Only a number is required: how many lines of the material contain the word "with"?

<<<<

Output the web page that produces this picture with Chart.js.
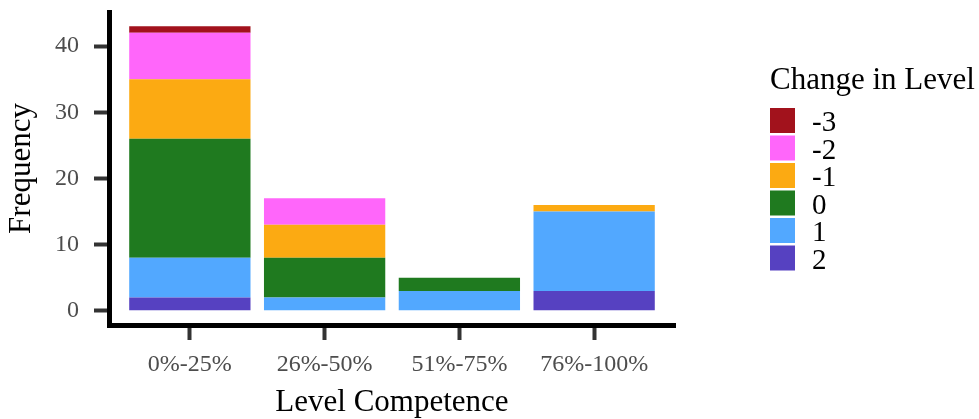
<!DOCTYPE html>
<html>
<head>
<meta charset="utf-8">
<script src="https://cdn.jsdelivr.net/npm/chart.js@4.4.1/dist/chart.umd.min.js"></script>
<style>
  html, body { margin: 0; padding: 0; background: #fff; }
  #wrap { width: 979px; height: 419px; }
</style>
</head>
<body>
<div id="wrap"><canvas id="chart" width="979" height="419"></canvas></div>
<script>
// data
const categories = ['0%-25%', '26%-50%', '51%-75%', '76%-100%'];
const levels = ['2', '1', '0', '-1', '-2', '-3']; // bottom of the stack first
const levelColors = ['#5641C1', '#52A8FF', '#1F7A1F', '#FCAA12', '#FF66FA', '#A2121C'];
const change2 = [2, 0, 0, 3];
const change1 = [6, 2, 3, 12];
const change0 = [18, 6, 2, 0];
const changeM1 = [9, 5, 0, 1];
const changeM2 = [7, 4, 0, 0];
const changeM3 = [1, 0, 0, 0];
const yTicks = [0, 10, 20, 30, 40];

const serif = "'Liberation Serif', 'Times New Roman', serif";
const series = [change2, change1, change0, changeM1, changeM2, changeM3];

// legend on the right, drawn on the canvas (top of the stack first)
const sideLegend = {
  id: 'sideLegend',
  afterDraw(chart) {
    const ctx = chart.ctx;
    const x0 = 770, top = 108, box = 25, step = 27.5;
    ctx.save();
    ctx.fillStyle = '#000';
    ctx.textBaseline = 'alphabetic';
    ctx.textAlign = 'left';
    ctx.font = '31px ' + serif;
    ctx.fillText('Change in Level', x0, 89);
    const sets = chart.data.datasets.slice().reverse();
    sets.forEach((ds, i) => {
      const y = top + i * step;
      ctx.fillStyle = ds.backgroundColor;
      ctx.fillRect(x0, y, box, box);
      ctx.fillStyle = '#000';
      ctx.font = '29px ' + serif;
      ctx.fillText(ds.label, x0 + 42, y + 23);
    });
    ctx.restore();
  }
};

new Chart('chart', {
  type: 'bar',
  data: {
    datasets: levels.map((lv, k) => ({
      label: lv,
      data: series[k].map((v, i) => ({ x: i + 1, y: v })),
      backgroundColor: levelColors[k],
      borderWidth: 0,
      categoryPercentage: 0.9,
      barPercentage: 1
    }))
  },
  options: {
    responsive: false,
    animation: false,
    layout: { padding: { top: 12, right: 304, left: 0, bottom: 0 } },
    plugins: { legend: { display: false }, tooltip: { enabled: false } },
    scales: {
      x: {
        type: 'linear', min: 0.4, max: 4.6, stacked: true, offset: false,
        afterBuildTicks: s => { s.ticks = categories.map((c, i) => ({ value: i + 1 })); },
        afterFit: s => { s.height = 94; s.paddingLeft = 0; s.paddingRight = 0; },
        grid: { drawOnChartArea: false, drawTicks: true, tickLength: 15, tickWidth: 4, tickColor: '#333333', offset: false },
        border: { display: true, color: '#000', width: 5 },
        ticks: {
          callback: v => categories[v - 1],
          color: '#4D4D4D', font: { family: serif, size: 24 }, padding: 10,
          maxRotation: 0, autoSkip: false
        },
        title: {
          display: true, text: 'Level Competence', color: '#000',
          font: { family: serif, size: 31, lineHeight: 1.05 }, padding: { top: 0, bottom: 0 }
        }
      },
      y: {
        min: -2.15, max: 45.15, stacked: true,
        afterBuildTicks: s => { s.ticks = yTicks.map(v => ({ value: v })); },
        afterFit: s => { s.width = 109; s.paddingTop = 0; s.paddingBottom = 0; },
        grid: { drawOnChartArea: false, drawTicks: true, tickLength: 15, tickWidth: 4, tickColor: '#333333' },
        border: { display: true, color: '#000', width: 5 },
        ticks: { color: '#4D4D4D', font: { family: serif, size: 24 }, padding: 15 },
        title: {
          display: true, text: 'Frequency', color: '#000',
          font: { family: serif, size: 31, lineHeight: 1.05 }, padding: { top: 6, bottom: 0 }
        }
      }
    }
  },
  plugins: [sideLegend]
});
</script>
</body>
</html>
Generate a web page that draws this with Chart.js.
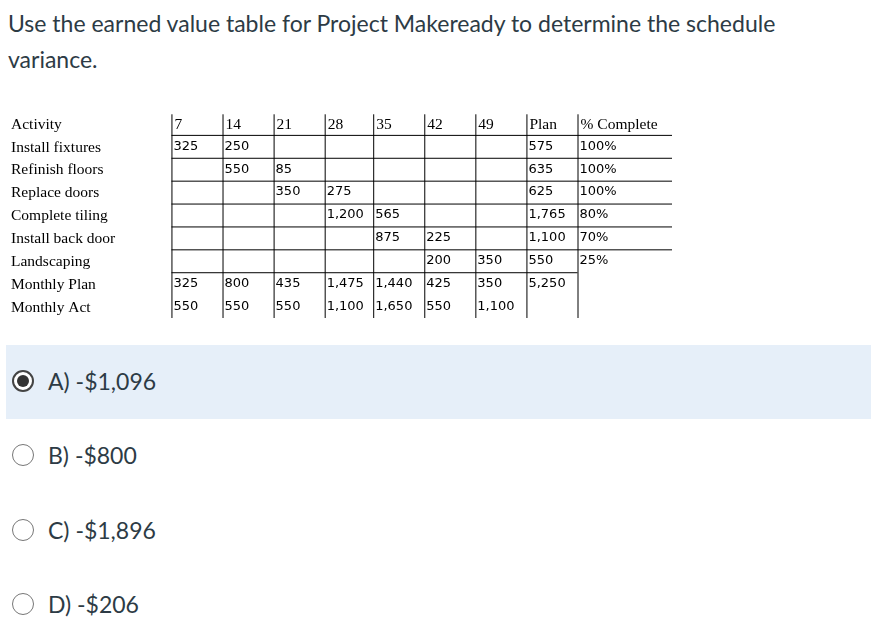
<!DOCTYPE html>
<html><head><meta charset="utf-8">
<script src="https://cdn.jsdelivr.net/npm/chart.js@4.4.0/dist/chart.umd.min.js"></script>
<style>
body{margin:0;width:871px;height:629px;background:#fff;font-family:Lato,sans-serif;color:#2d3b45;position:relative;overflow:hidden}
.q{position:absolute;left:8px;top:5px;font-size:23px;line-height:36px;width:815px}
#wrap{position:absolute;left:8px;top:112px;width:664px;height:206px}
.opt{position:absolute;left:6px;width:865px;height:74px;font-size:23px}
.opt.sel{background:#e6eff9}
.opt .r{position:absolute;left:6px;top:25px;width:22px;height:22px;border:1px solid #777;border-radius:50%;box-sizing:border-box;background:#fff}
.opt.sel .r{border:2px solid #444}
.opt.sel .r:after{content:"";position:absolute;left:3px;top:3px;width:12px;height:12px;border-radius:50%;background:#333}
.opt span{position:absolute;left:42px;top:22px}
</style></head><body>
<div class="q">Use the earned value table for Project Makeready to determine the schedule variance.</div>
<div id="wrap"><canvas id="t"></canvas></div>
<div class="opt sel" style="top:345px"><div class="r"></div><span>A) -$1,096</span></div>
<div class="opt" style="top:419px"><div class="r"></div><span>B) -$800</span></div>
<div class="opt" style="top:494px"><div class="r"></div><span>C) -$1,896</span></div>
<div class="opt" style="top:568px"><div class="r"></div><span>D) -$206</span></div>
<script>
const headers = ['Activity','7','14','21','28','35','42','49','Plan','% Complete'];
const colEdges = [0,3.2,4.2,5.2,6.2,7.15,8.15,9.15,10.15,11.15,13.0];
const activities = ['Install fixtures','Refinish floors','Replace doors','Complete tiling','Install back door','Landscaping','Monthly Plan','Monthly Act'];
const weekValues = [
  ['325','250','','','','','','575','100%'],
  ['','550','85','','','','','635','100%'],
  ['','','350','275','','','','625','100%'],
  ['','','','1,200','565','','','1,765','80%'],
  ['','','','','875','225','','1,100','70%'],
  ['','','','','','200','350','550','25%'],
  ['325','800','435','1,475','1,440','425','350','5,250',''],
  ['550','550','550','1,100','1,650','550','1,100','','']
];
const tablePlugin = {
  id:'table',
  afterDraw(chart){
    const c = chart.ctx, x = chart.scales.x, y = chart.scales.y;
    const X = v => x.getPixelForValue(v), Y = v => y.getPixelForValue(v);
    c.save();
    c.strokeStyle = '#000'; c.lineWidth = 1;
    for (let r = 1; r <= 7; r++) {
      const end = r >= 7 ? colEdges[9] : colEdges[10];
      c.beginPath(); c.moveTo(X(colEdges[1]), Y(r)+0.5); c.lineTo(X(end), Y(r)+0.5); c.stroke();
    }
    for (let i = 1; i < colEdges.length-1; i++) {
      c.beginPath(); c.moveTo(X(colEdges[i])+0.5, Y(0.1)); c.lineTo(X(colEdges[i])+0.5, Y(9)); c.stroke();
    }
    c.fillStyle = '#000'; c.textBaseline = 'middle';
    c.font = '15px "DejaVu Serif"';
    c.font = '15.5px "Liberation Serif"';
    headers.forEach((h,i) => c.fillText(h, X(colEdges[i])+3, Y(0.55)));
    activities.forEach((a,r) => c.fillText(a, X(0)+3, Y(r+1.55)));
    c.font = '13px "DejaVu Sans"';
    weekValues.forEach((row,r) => row.forEach((v,i) => {
      if (v) c.fillText(v, X(colEdges[i+1])+2, Y(r+1.5));
    }));
    c.restore();
  }
};
new Chart(document.getElementById('t'), {
  type:'scatter',
  data:{datasets:[{data:[]}]},
  options:{
    responsive:true, maintainAspectRatio:false, animation:false,
    layout:{padding:0},
    plugins:{legend:{display:false},tooltip:{enabled:false}},
    scales:{
      x:{type:'linear',min:0,max:colEdges[colEdges.length-1],display:false},
      y:{type:'linear',min:0,max:9,reverse:true,display:false}
    }
  },
  plugins:[tablePlugin]
});
</script>
</body></html>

>>>>

Completed exercise
2